Project number: 2015-215
Project Status:
Completed
Budget expenditure: $89,889.00
Principal Investigator: Natalie A. Dowling
Organisation: CSIRO Oceans and Atmosphere Hobart
Project start/end date: 30 Jun 2015 - 30 Jun 2017
Contact:
FRDC

Need

Low cost, practical management regimes for small-scale, low-value fisheries are desperately needed, to ensure long term sustainability for these fisheries without the need for resource hungry management frameworks. While management should focus on output regimes to provide business cases to support investment, input regimes should also be considered. The level of data and/or resource poverty for these low-value/small-scale fisheries is often such that they lack formal data collection protocols. Associated challenges in providing guidance, even at the level of basic data collection regimes, can include limited literacy and numeracy, and profound associated cultural issues associated with indigenous sectors.

A logical first step is to undertake a desktop study that provides guidance and a recommended approach to developing management regimes. This has been long been flagged as a priority by the Northern Territory for its small-scale, low-value fisheries, including those with an indigenous and/or community emphasis.

The focus would be on developing a kernel for advice that is informed by a starting-point case study. The multi-sector N.T. Spanish Mackerel Fishery would be considered in the first instance, but with proactive awareness that guidance should be developed in a format that is able to be more generally adapted. Work would be undertaken in close collaboration with state/territory agencies and indigenous liaison teams.

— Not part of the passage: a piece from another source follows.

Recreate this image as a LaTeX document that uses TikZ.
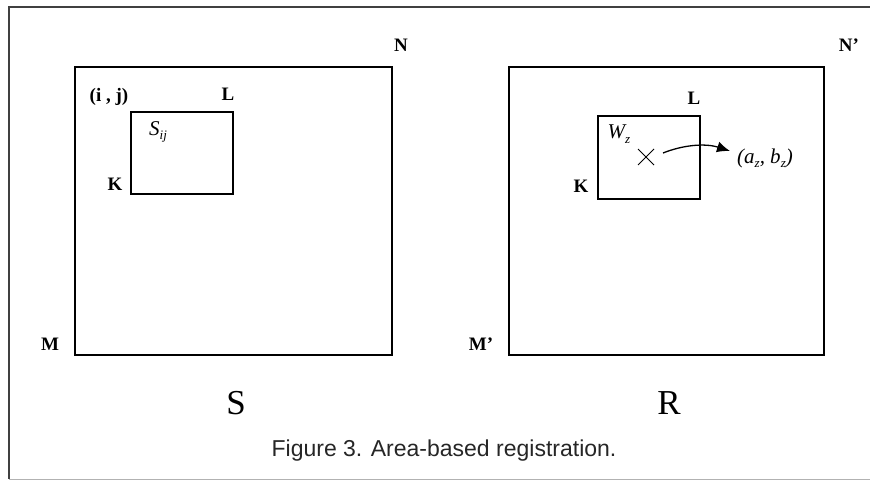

The innovative nature of the project lies in providing pragmatic, practical, stepwise guidance provided to date to explicitly confront and address the extreme data poverty and, to a lesser extent, the profound cultural issues associated with small-scale, low-value fisheries.

Where appropriate, the project will apply the general advice from the new National Harvest Strategy Guidelines. It will also be enhanced by i) the experience of the project team within the Commonwealth context, and in providing general guidance to the Food and Agriculture Organisation (FAO), for data-poor fisheries; and ii) the experience, local knowledge and trusted reputation of the N.T. members of the project team.

Objectives

1. To review and inventory existing approaches for management regimes for small-scale fisheries, with emphasis on low-cost approaches.
2. To provide a guidelines document of advice and recommendations for the development of management regimes for small-scale, low-value fisheries, according to fishery family/archetype.
3. To use the NT Spanish Mackerel Fishery as a case study to inform and refine the guidelines document for one fishery family/archetype.
4. Via the case study fishery, to consider how to incorporate multiple sector objectives and how best to engage relevant stakeholders, in the context of pragmatic management regimes
5. In association with relevant management agencies, develop a new proposal to apply the guidelines to additional case study fisheries, and to continue the engagement with the Spanish mackerel fishery.

Final report

ISBN: 978-1-925994-08-7
Authors: Natalie A. Dowling Bryan McDonald Lindsay Joll Shijie Zhou Rik Buckworth Robert Fish Lianos Triantafillos
Final Report • 2020-06-10 • 4.30 MB
2015-215-DLD.pdf

Summary

This study provides a comprehensive, process-based guidance to developing low-cost management regimes for small-scale, low-value fisheries. The approach outlined is strongly “bottom-up” in that it seeks to identify pragmatic options and provide practical advice that specifically acknowledge(s) the context and (resource, managerial and research capacity, data, socio-economic) constraints within the fishery. That is, it attempts to provide advice that is tailored to each fishery’s unique circumstances. This includes incorporating and formalising, where appropriate, existing management arrangements into a harvest strategy, and recommending assessment approaches based only on currently available information.